DIRECTIONS:
Select, from the material below, each line with "this" in it.
## Begin DATA
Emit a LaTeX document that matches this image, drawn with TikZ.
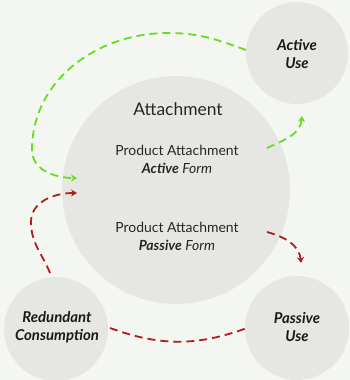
\documentclass[tikz,border=0pt]{standalone}
\usepackage{fontspec}
\setmainfont{Lato}
\usetikzlibrary{arrows.meta}
\definecolor{bg}{HTML}{F4F7F1}
\definecolor{disc}{HTML}{E6E7E3}
\definecolor{lime}{HTML}{66DD22}
\definecolor{darkred}{HTML}{B51A1E}
\tikzset{
  x=1bp,y=-1bp,
  disk/.style={circle,fill=disc,inner sep=0pt},
  lbl/.style={align=center,text=black!85,font=\fontsize{14}{18}\selectfont},
  bigl/.style={text=black!85,font=\fontsize{17.5}{20}\selectfont},
  smalll/.style={align=center,text=black!90,font=\fontsize{15}{17.5}\selectfont\bfseries\itshape},
  gline/.style={draw=lime,line width=1.8bp,dash pattern=on 8bp off 5bp},
  rline/.style={draw=darkred,line width=1.8bp,dash pattern=on 8bp off 5bp},
  tip/.style={-{Stealth[length=6bp,width=7bp,inset=2bp]}}
}
\begin{document}
\begin{tikzpicture}
\fill[bg] (0,0) rectangle (350,380);
\useasboundingbox (0,0) rectangle (350,380);
\node[disk,minimum size=228bp] (att) at (176,190) {};
\node[disk,minimum size=102bp] (au) at (297,53) {};
\node[disk,minimum size=104bp] (pu) at (297,328) {};
\node[disk,minimum size=104bp] (rc) at (56,329) {};
\node[bigl] (tatt) at (178,109) {Attachment};
\node[lbl] (tact) at (177,159) {Product Attachment\\\textbf{\itshape Active} \itshape Form};
\node[lbl] (tpas) at (177,236) {Product Attachment\\\textbf{\itshape Passive} \itshape Form};
\node[smalll] (tau) at (297,54) {Active\\Use};
\node[smalll] (tpu) at (297,327) {Passive\\Use};
\node[smalll] (trc) at (57,327) {Redundant\\Consumption};
\coordinate (g1s) at (246,50);
\coordinate (g1e) at (77,178);
\coordinate (g2s) at (267,148);
\coordinate (g2e) at (302,116);
\coordinate (r1s) at (50,273);
\coordinate (r1e) at (77,193);
\coordinate (r2s) at (267,232);
\coordinate (r2e) at (301,263);
\coordinate (r3s) at (110,328);
\coordinate (r3e) at (247,328);
\draw[gline,tip] (g1s) to[out=160,in=0] (168,33) to[out=180,in=90] (32,150) to[out=-90,in=180] (g1e);
\draw[gline,tip] (g2s) to[out=25,in=-95] (g2e);
\draw[rline,tip] (r1s) to[out=112,in=-90] (31,222) to[out=90,in=180] (r1e);
\draw[rline,tip] (r2s) to[out=-15,in=95] (r2e);
\draw[rline] (r3s) to[out=-20,in=-160] (r3e);
\end{tikzpicture}
\end{document}
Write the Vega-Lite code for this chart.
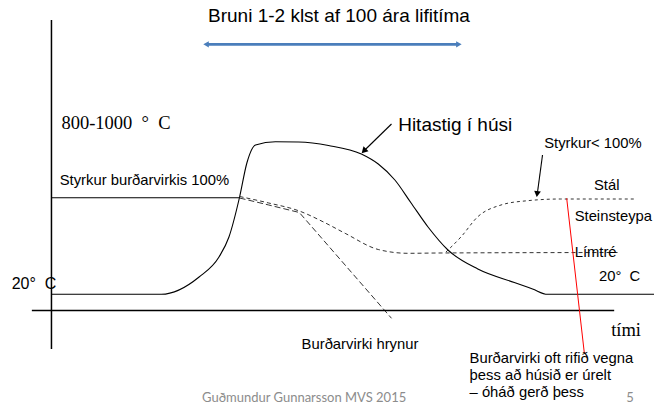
{
  "$schema": "https://vega.github.io/schema/vega-lite/v6.json",
  "width": 657,
  "height": 406,
  "autosize": {"type": "fit", "contains": "padding"},
  "padding": 0,
  "background": "white",
  "config": {"view": {"stroke": null}},
  "datasets": {
    "curves": [
      {"id": "temp", "x": 52, "y": 294.3},
      {"id": "temp", "x": 162, "y": 294.3},
      {"id": "temp", "x": 200, "y": 277},
      {"id": "temp", "x": 220, "y": 257},
      {"id": "temp", "x": 230, "y": 237},
      {"id": "temp", "x": 240.7, "y": 197},
      {"id": "temp", "x": 248, "y": 163},
      {"id": "temp", "x": 256.7, "y": 145},
      {"id": "temp", "x": 276.7, "y": 141.7},
      {"id": "temp", "x": 300, "y": 142},
      {"id": "temp", "x": 330, "y": 145.5},
      {"id": "temp", "x": 363, "y": 154},
      {"id": "temp", "x": 380, "y": 164},
      {"id": "temp", "x": 396.7, "y": 180},
      {"id": "temp", "x": 413, "y": 203},
      {"id": "temp", "x": 430, "y": 227},
      {"id": "temp", "x": 450, "y": 250},
      {"id": "temp", "x": 480, "y": 269},
      {"id": "temp", "x": 516.7, "y": 282.5},
      {"id": "temp", "x": 535, "y": 289},
      {"id": "temp", "x": 550, "y": 294.3},
      {"id": "temp", "x": 657, "y": 294.3},
      {"id": "B", "x": 240.7, "y": 196.5},
      {"id": "B", "x": 270, "y": 203},
      {"id": "B", "x": 300.7, "y": 211},
      {"id": "B", "x": 325, "y": 222},
      {"id": "B", "x": 346.7, "y": 233.3},
      {"id": "B", "x": 380, "y": 249.5},
      {"id": "B", "x": 410, "y": 253.3},
      {"id": "B", "x": 440, "y": 253},
      {"id": "B", "x": 623, "y": 252.5},
      {"id": "A", "x": 240.7, "y": 198},
      {"id": "A", "x": 270, "y": 205},
      {"id": "A", "x": 300.7, "y": 212.5},
      {"id": "A", "x": 393.3, "y": 318.3},
      {"id": "C", "x": 448, "y": 252},
      {"id": "C", "x": 463.3, "y": 236.7},
      {"id": "C", "x": 480, "y": 216.7},
      {"id": "C", "x": 503.3, "y": 205},
      {"id": "C", "x": 530, "y": 200.7},
      {"id": "C", "x": 563.3, "y": 199},
      {"id": "C", "x": 636.7, "y": 199}
    ],
    "rules": [
      {"id": "axis", "x": 51.7, "x2": 51.7, "y": 20, "y2": 349},
      {"id": "axis", "x": 32, "x2": 617, "y": 310.5, "y2": 310.5},
      {"id": "thin", "x": 52, "x2": 240.7, "y": 197.7, "y2": 197.7},
      {"id": "thin", "x": 393.3, "x2": 366, "y": 124, "y2": 150.5},
      {"id": "thin", "x": 545, "x2": 540, "y": 155, "y2": 192},
      {"id": "red", "x": 569.3, "x2": 587, "y": 198.3, "y2": 353},
      {"id": "blue", "x": 208, "x2": 460, "y": 44.3, "y2": 44.3}
    ],
    "labels": [
      {"id": "title", "x": 340.5, "y": 16, "text": "Bruni 1-2 klst af 100 ára lifitíma"},
      {"id": "big", "x": 400, "y": 125, "text": "Hitastig í húsi"},
      {"id": "serif", "x": 61.7, "y": 123, "text": "800-1000\u00a0\u00a0°\u00a0\u00a0C"},
      {"id": "serif", "x": 614, "y": 330, "text": "tími"},
      {"id": "n", "x": 60, "y": 181, "text": "Styrkur burðarvirkis 100%"},
      {"id": "n", "x": 546.7, "y": 144, "text": "Styrkur< 100%"},
      {"id": "n", "x": 596.7, "y": 186, "text": "Stál"},
      {"id": "n", "x": 577.3, "y": 217.3, "text": "Steinsteypa"},
      {"id": "n", "x": 577.3, "y": 253.3, "text": "Límtré"},
      {"id": "n", "x": 601.7, "y": 277.3, "text": "20°\u00a0\u00a0C"},
      {"id": "n", "x": 303, "y": 345, "text": "Burðarvirki hrynur"},
      {"id": "n", "x": 471.7, "y": 358.5, "text": "Burðarvirki oft rifið vegna"},
      {"id": "n", "x": 471.7, "y": 376, "text": "þess að húsið er úrelt"},
      {"id": "n", "x": 471.7, "y": 393, "text": "– óháð gerð þess"},
      {"id": "left20", "x": 11.7, "y": 284, "text": "20°\u00a0\u00a0C"},
      {"id": "foot", "x": 305.5, "y": 398, "text": "Guðmundur Gunnarsson MVS 2015"},
      {"id": "foot", "x": 633, "y": 398, "text": "5"}
    ],
    "heads": [
      {"id": "h1", "x": 365.5, "y": 151},
      {"id": "h2", "x": 539.6, "y": 194},
      {"id": "bl", "x": 207, "y": 44.3},
      {"id": "br", "x": 461, "y": 44.3}
    ]
  },
  "encoding": {
    "x": {"field": "x", "type": "quantitative", "axis": null, "scale": {"domain": [0, 657], "nice": false, "zero": false}},
    "y": {"field": "y", "type": "quantitative", "axis": null, "scale": {"domain": [0, 406], "nice": false, "zero": false, "reverse": true}}
  },
  "layer": [
    {
      "data": {"name": "curves"},
      "transform": [{"filter": "datum.id === 'temp'"}],
      "mark": {"type": "line", "interpolate": "monotone", "color": "black", "strokeWidth": 1.1}
    },
    {
      "data": {"name": "curves"},
      "transform": [{"filter": "datum.id === 'B'"}],
      "mark": {"type": "line", "interpolate": "monotone", "color": "#333", "strokeWidth": 1, "strokeDash": [4, 3]}
    },
    {
      "data": {"name": "curves"},
      "transform": [{"filter": "datum.id === 'A'"}],
      "mark": {"type": "line", "color": "#333", "strokeWidth": 1, "strokeDash": [6, 3]}
    },
    {
      "data": {"name": "curves"},
      "transform": [{"filter": "datum.id === 'C'"}],
      "mark": {"type": "line", "interpolate": "monotone", "color": "#333", "strokeWidth": 1, "strokeDash": [3, 3]}
    },
    {
      "data": {"name": "rules"},
      "transform": [{"filter": "datum.id === 'axis'"}],
      "mark": {"type": "rule", "color": "black", "strokeWidth": 1.5},
      "encoding": {"x2": {"field": "x2"}, "y2": {"field": "y2"}}
    },
    {
      "data": {"name": "rules"},
      "transform": [{"filter": "datum.id === 'thin'"}],
      "mark": {"type": "rule", "color": "black", "strokeWidth": 1.1},
      "encoding": {"x2": {"field": "x2"}, "y2": {"field": "y2"}}
    },
    {
      "data": {"name": "rules"},
      "transform": [{"filter": "datum.id === 'red'"}],
      "mark": {"type": "rule", "color": "#ff0000", "strokeWidth": 1},
      "encoding": {"x2": {"field": "x2"}, "y2": {"field": "y2"}}
    },
    {
      "data": {"name": "rules"},
      "transform": [{"filter": "datum.id === 'blue'"}],
      "mark": {"type": "rule", "color": "#4a7ebb", "strokeWidth": 2.8},
      "encoding": {"x2": {"field": "x2"}, "y2": {"field": "y2"}}
    },
    {
      "data": {"name": "heads"},
      "transform": [{"filter": "datum.id === 'h1'"}],
      "mark": {"type": "point", "shape": "triangle-down", "angle": 45, "filled": true, "color": "black", "size": 50, "opacity": 1}
    },
    {
      "data": {"name": "heads"},
      "transform": [{"filter": "datum.id === 'h2'"}],
      "mark": {"type": "point", "shape": "triangle-down", "angle": 8, "filled": true, "color": "black", "size": 45, "opacity": 1}
    },
    {
      "data": {"name": "heads"},
      "transform": [{"filter": "datum.id === 'bl'"}],
      "mark": {"type": "point", "shape": "triangle-left", "filled": true, "color": "#4a7ebb", "size": 40, "opacity": 1}
    },
    {
      "data": {"name": "heads"},
      "transform": [{"filter": "datum.id === 'br'"}],
      "mark": {"type": "point", "shape": "triangle-right", "filled": true, "color": "#4a7ebb", "size": 40, "opacity": 1}
    },
    {
      "data": {"name": "labels"},
      "transform": [{"filter": "datum.id === 'title'"}],
      "mark": {"type": "text", "align": "center", "baseline": "middle", "font": "Liberation Sans", "fontSize": 19, "color": "black"},
      "encoding": {"text": {"field": "text"}}
    },
    {
      "data": {"name": "labels"},
      "transform": [{"filter": "datum.id === 'big'"}],
      "mark": {"type": "text", "align": "left", "baseline": "middle", "font": "Liberation Sans", "fontSize": 19, "color": "black"},
      "encoding": {"text": {"field": "text"}}
    },
    {
      "data": {"name": "labels"},
      "transform": [{"filter": "datum.id === 'serif'"}],
      "mark": {"type": "text", "align": "left", "baseline": "middle", "font": "Liberation Serif", "fontSize": 18.5, "color": "black"},
      "encoding": {"text": {"field": "text"}}
    },
    {
      "data": {"name": "labels"},
      "transform": [{"filter": "datum.id === 'n'"}],
      "mark": {"type": "text", "align": "left", "baseline": "middle", "font": "Liberation Sans", "fontSize": 14.8, "color": "black"},
      "encoding": {"text": {"field": "text"}}
    },
    {
      "data": {"name": "labels"},
      "transform": [{"filter": "datum.id === 'left20'"}],
      "mark": {"type": "text", "align": "left", "baseline": "middle", "font": "Liberation Sans", "fontSize": 16, "color": "black"},
      "encoding": {"text": {"field": "text"}}
    },
    {
      "data": {"name": "labels"},
      "transform": [{"filter": "datum.id === 'foot'"}],
      "mark": {"type": "text", "align": "center", "baseline": "middle", "font": "Lato", "fontSize": 13, "color": "#8c8c8c"},
      "encoding": {"text": {"field": "text"}}
    }
  ]
}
## End DATA
SOLUTION:
Emit a LaTeX document that matches this image, drawn with TikZ.
Write the Vega-Lite code for this chart.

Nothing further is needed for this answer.